What To Do When Boat Capsizes
Nobody wants to imagine the worst happening, but we have to at least entertain the thought so we can properly prepare for come-what-may. You’ve planned a nice time out on your boat, you’re gliding on the waves, and everything seems like it’s going okay.
But the ocean is fickle. One minute it could be going fine, and the next it could be far from it. Waves hit, swells rise, and your boat capsizes—what do you do now?
Let’s discuss that, from the very first objective to the last thing you need to do to get out of it okay.
1. Stay Calm
It’s the last thing anyone wants to hear, but you have to stay calm during a stressful situation if you want it to pan out for the better. Panicking has never made a situation better; only worse.
When you panic, you bring on rapid thoughts that cloud your judgment. You think of every way it could go wrong, or a ton of “solutions” that won’t make anything better. Remaining calm allows you to think rationally, and assess the situation. Ask yourself what the damage is, who is safe, and what the next step is.
Avoid thinking “What if” at all costs. This is perhaps one of the easiest situations to panic in, which is why it’s so imperative that you retain your focus and strong will.

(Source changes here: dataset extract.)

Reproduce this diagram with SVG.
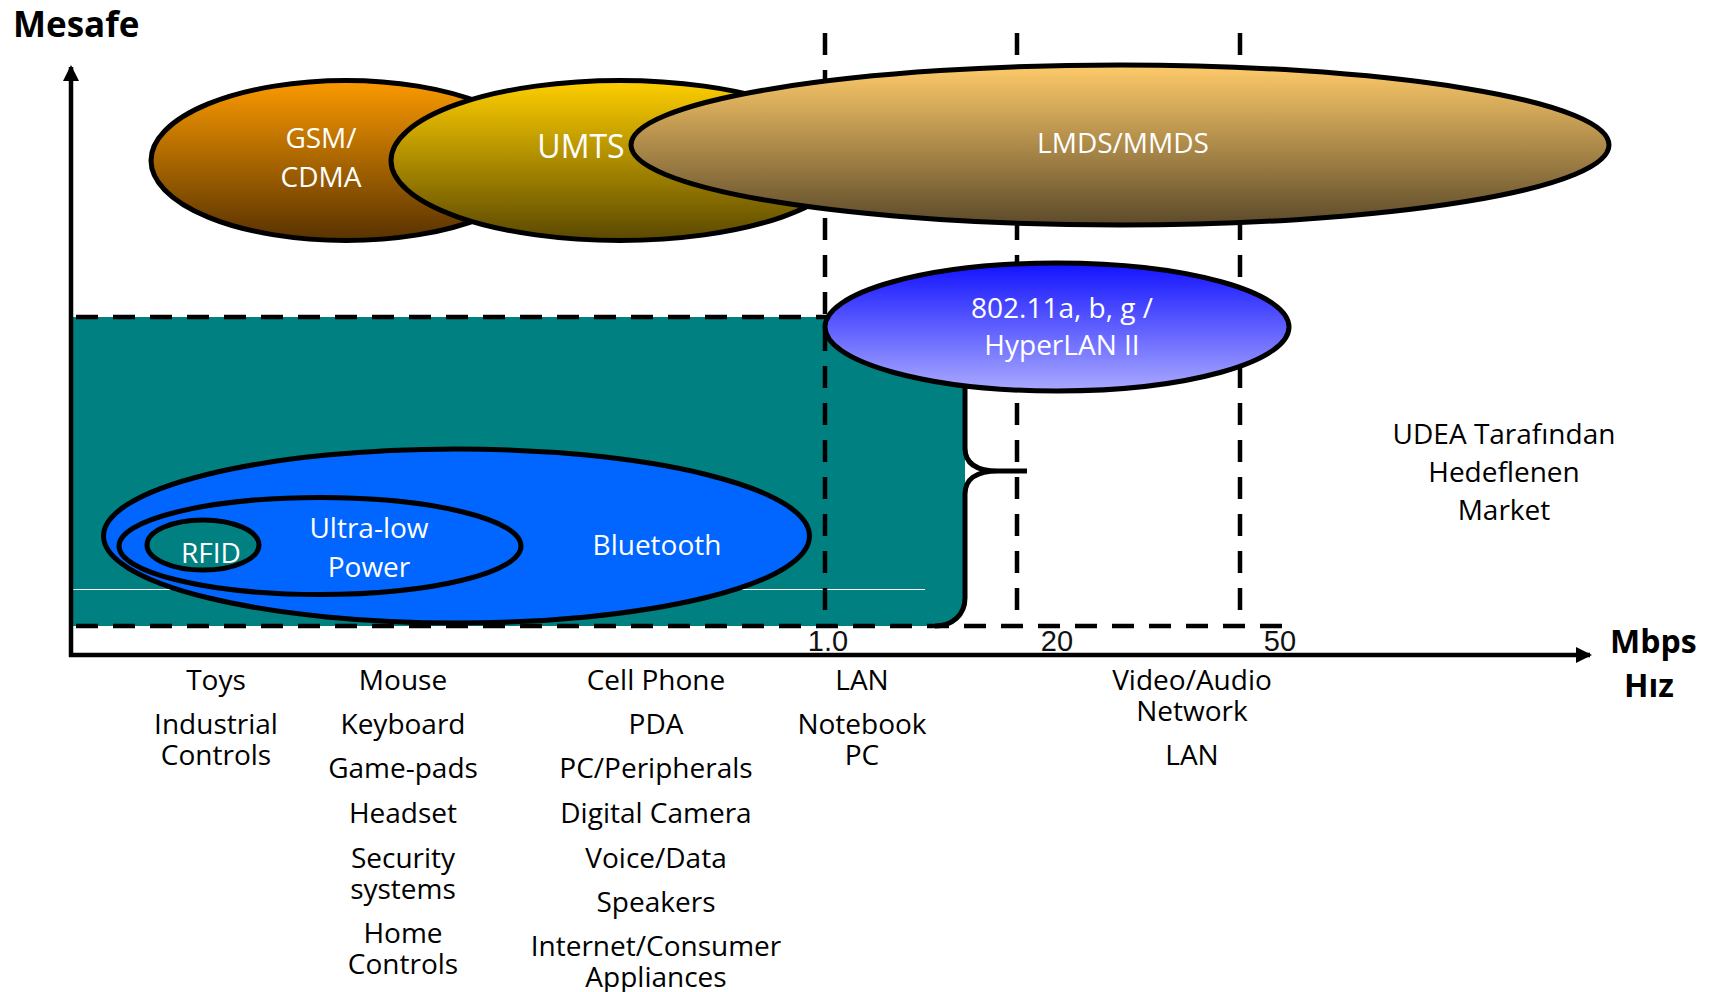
<svg xmlns="http://www.w3.org/2000/svg" width="1712" height="992" viewBox="0 0 1712 992">
  <defs>
    <linearGradient id="gGsm" x1="0" y1="0" x2="0" y2="1">
      <stop offset="0" stop-color="#fb9a00"/>
      <stop offset="1" stop-color="#583200"/>
    </linearGradient>
    <linearGradient id="gUmts" x1="0" y1="0" x2="0" y2="1">
      <stop offset="0" stop-color="#ffcf00"/>
      <stop offset="1" stop-color="#5a4800"/>
    </linearGradient>
    <linearGradient id="gLmds" x1="0" y1="0" x2="0" y2="1">
      <stop offset="0" stop-color="#ffcb6a"/>
      <stop offset="1" stop-color="#5c4a2a"/>
    </linearGradient>
    <linearGradient id="gWlan" x1="0" y1="0" x2="0" y2="1">
      <stop offset="0" stop-color="#1212ff"/>
      <stop offset="1" stop-color="#aaaaff"/>
    </linearGradient>
    <marker id="arrow" viewBox="0 0 16 16" markerWidth="16" markerHeight="16" refX="14" refY="8" orient="auto" markerUnits="userSpaceOnUse">
      <path d="M0,0 L16,8 L0,16 Z" fill="#000"/>
    </marker>
    <style>
      .lbl { font-family: "Open Sans", "Liberation Sans", sans-serif; font-size: 28px; fill: #000; text-anchor: middle; }
      .in { font-family: "Open Sans", "Liberation Sans", sans-serif; font-size: 28px; fill: #fff; text-anchor: middle; }
      .axt { font-family: "Open Sans", "Liberation Sans", sans-serif; font-size: 32px; font-weight: bold; fill: #000; }
      .tick { font-family: "Liberation Sans", Arial, sans-serif; font-size: 29px; fill: #111; text-anchor: middle; }
      .ell { stroke: #000; stroke-width: 5; }
      .dash { stroke: #000; stroke-width: 4.5; stroke-dasharray: 22 15; fill: none; }
    </style>
  </defs>

  <rect width="1712" height="992" fill="#fff"/>

  <!-- target market zone -->
  <g id="market-zone">
    <path d="M71,317 H965 V598 C965,615 952,626 935,626 H71 Z" fill="#008080"/>
    <line x1="71" y1="589.5" x2="925" y2="589.5" stroke="#fff" stroke-width="1.2"/>
  </g>

  <!-- dashed guide lines -->
  <g id="guides">
    <line class="dash" x1="76" y1="317" x2="1292" y2="317"/>
    <line class="dash" x1="76" y1="626" x2="1292" y2="626"/>
    <line class="dash" x1="825" y1="33" x2="825" y2="626"/>
    <line class="dash" x1="1017" y1="33" x2="1017" y2="626"/>
    <line class="dash" x1="1240" y1="33" x2="1240" y2="626"/>
  </g>

  <!-- brace closing the zone -->
  <g id="brace">
    <path d="M965,388 V448 C965,463 975,471 998,471 H1027 M998,471 C975,471 965,480 965,494 V598 C965,615 952,626 935,626" fill="none" stroke="#000" stroke-width="5"/>
  </g>

  <g id="gsm">
    <ellipse class="ell" cx="346" cy="160.5" rx="195" ry="80" fill="url(#gGsm)"/>
    <text class="in" x="321" y="148">GSM/</text>
    <text class="in" x="321" y="187">CDMA</text>
  </g>

  <g id="umts">
    <ellipse class="ell" cx="620" cy="160.5" rx="229" ry="80" fill="url(#gUmts)"/>
    <text class="in" x="581" y="158" style="font-size:32px">UMTS</text>
  </g>

  <g id="lmds">
    <ellipse class="ell" cx="1120" cy="145" rx="489" ry="80" fill="url(#gLmds)"/>
    <text class="in" x="1123" y="153">LMDS/MMDS</text>
  </g>

  <g id="wlan">
    <ellipse class="ell" cx="1057" cy="327" rx="232" ry="64" fill="url(#gWlan)"/>
    <text class="in" x="1062" y="318">802.11a, b, g /</text>
    <text class="in" x="1062" y="355">HyperLAN II</text>
  </g>

  <g id="bluetooth">
    <ellipse class="ell" cx="456.5" cy="536" rx="353" ry="87" fill="#0066ff"/>
    <text class="in" x="657" y="555">Bluetooth</text>
  </g>

  <g id="ultra-low-power">
    <ellipse class="ell" cx="320" cy="546" rx="201" ry="48.5" fill="#0066ff"/>
    <text class="in" x="369" y="538">Ultra-low</text>
    <text class="in" x="369" y="577">Power</text>
  </g>

  <g id="rfid">
    <ellipse class="ell" cx="203" cy="545" rx="56" ry="25" fill="#008080"/>
    <text class="in" x="211" y="563">RFID</text>
  </g>

  <!-- axes -->
  <g id="axes">
    <line x1="71" y1="657" x2="71" y2="67" stroke="#000" stroke-width="4.5" marker-end="url(#arrow)"/>
    <line x1="69" y1="655" x2="1590" y2="655" stroke="#000" stroke-width="4.5" marker-end="url(#arrow)"/>
  </g>

  <g id="axis-titles">
    <text class="axt" x="13" y="37" style="font-size:35px">Mesafe</text>
    <text class="axt" x="1610" y="653">Mbps</text>
    <text class="axt" x="1649" y="697" text-anchor="middle">Hız</text>
  </g>

  <g id="ticks">
    <text class="tick" x="828" y="651">1.0</text>
    <text class="tick" x="1057" y="651">20</text>
    <text class="tick" x="1280" y="651">50</text>
  </g>

  <g id="market-note">
    <text class="lbl" x="1504" y="444">UDEA Tarafından</text>
    <text class="lbl" x="1504" y="482">Hedeflenen</text>
    <text class="lbl" x="1504" y="520">Market</text>
  </g>

  <g id="apps-col1">
    <text class="lbl" x="216" y="690">Toys</text>
    <text class="lbl" x="216" y="734">Industrial</text>
    <text class="lbl" x="216" y="765">Controls</text>
  </g>

  <g id="apps-col2">
    <text class="lbl" x="403" y="690">Mouse</text>
    <text class="lbl" x="403" y="734">Keyboard</text>
    <text class="lbl" x="403" y="778">Game-pads</text>
    <text class="lbl" x="403" y="823">Headset</text>
    <text class="lbl" x="403" y="868">Security</text>
    <text class="lbl" x="403" y="899">systems</text>
    <text class="lbl" x="403" y="943">Home</text>
    <text class="lbl" x="403" y="974">Controls</text>
  </g>

  <g id="apps-col3">
    <text class="lbl" x="656" y="690">Cell Phone</text>
    <text class="lbl" x="656" y="734">PDA</text>
    <text class="lbl" x="656" y="778">PC/Peripherals</text>
    <text class="lbl" x="656" y="823">Digital Camera</text>
    <text class="lbl" x="656" y="868">Voice/Data</text>
    <text class="lbl" x="656" y="912">Speakers</text>
    <text class="lbl" x="656" y="956">Internet/Consumer</text>
    <text class="lbl" x="656" y="987">Appliances</text>
  </g>

  <g id="apps-col4">
    <text class="lbl" x="862" y="690">LAN</text>
    <text class="lbl" x="862" y="734">Notebook</text>
    <text class="lbl" x="862" y="765">PC</text>
  </g>

  <g id="apps-col5">
    <text class="lbl" x="1192" y="690">Video/Audio</text>
    <text class="lbl" x="1192" y="721">Network</text>
    <text class="lbl" x="1192" y="765">LAN</text>
  </g>
</svg>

You can get out of it if you keep your head.
As part of your preparations, it’s good to have a waterproof backpack on-hand that you can stuff with two waterproof flares, emergency provisions, and a means of shade for when you’re sitting on top of the hull. If you have the option, bring an emergency radio in a waterproof, sealed container, and some dry clothes to switch into so the sun doesn’t beat down on you too hard.
2. Do A Head Count
Speaking of keeping your head, make sure that everybody else’s is there as well. Do a headcount and ensure you have everyone around you. The most likely size of your party if you were out on a boat for recreational enjoyment would be about a dozen.
Call out for names and get replies. If someone doesn’t reply within three to five seconds, there’s a chance that they’re caught in the undertow or stuck beneath the boat. Do your best to help free them from wherever they may be.
Most of the panic that rises up is when you realize someone isn’t there. Your calm and quick actions will make a difference, just remember how panicking won’t help the situation.
If you’re heading out on a boat with your friends, and they’ve brought their friends, get acquainted with everybody’s name before you head out or while you’re casting away from the shore. It’s much more effective to call out somebody’s name when trying to find everyone in the event of capsize.
3. Find A Way On Top
This is the worst scenario to happen to a boat, but every bad situation opens new pathways. The boat is still buoyant to an extent; gather your party on the hull. You’re going to be here for a little while, so get everyone on different areas of the capsized hull so they can evenly distribute the weight across.
You only have so much power during a capsize, so you’ll be sitting here for quite some time while you get to the next step. If anyone was able to grab a bag or backpack with some food and water bottles in it before capsizing, this would be a good time to have it nearby.
4. Stay Near The Boat
Do not leave the boat. When a helicopter or plane comes across the water, they’re not going to see a single person lapping in the waves, getting lost in the gleams off the water. What they will notice is a capsized vessel.
It’s an immediate indicator that someone needs help. They can either call the Coast Guard and give approximate coordinates, or at the very least offer you help. Other boaters will also spot this and immediately jump into rescue mode.
If you try to swim to the shore, you’re going to encounter a lot of problems. While swimming is a low to no-impact sport, you’re still exerting your body in ways that it normally isn’t. You’re going to lose steam rather fast, and not have a waypoint in either direction. It’s a recipe for disaster.
5. Signal For Help
Let’s say that you brought your cell phone, and it’s waterproof or housed in a waterproof case at the very least. Well, that’s better than not signaling anybody, but it’s safe to assume that you don’t know your immediate coordinates.
This is a good way to signal for help, but it’s going to take rescuers a very long time to find you. The coastline is vast, and their forces are only so many. You need specifics. If you can pair this with your other option, you greatly increase your chances of an early rescue.
Have two waterproof flares on board, and make sure they’re in a go-bag that you can strap on when things get rough. You escape the capsize, you and your party get to the hull once it’s flipped, and you need to send off a signal.
Use one flare if you’re near the shore and you can see the horizon. This could be enough to signal aid. If you’re on the phone with the Coast Guard or emergency services, you can time when to use your flare so that you signal a helicopter or rescue boats appropriately.
6. Be Prepared
Don’t let preparations ruin your good time, but don’t ignore them either—plan ahead for the worst possible scenario and you’ll never be caught off-guard. You cannot always control a situation, but you can control how you react to it, which is half the battle. Nobody is expecting you to swim miles to shore: prepare in advance, bring a flare gun, life jackets, time your signals and stay visible at all times.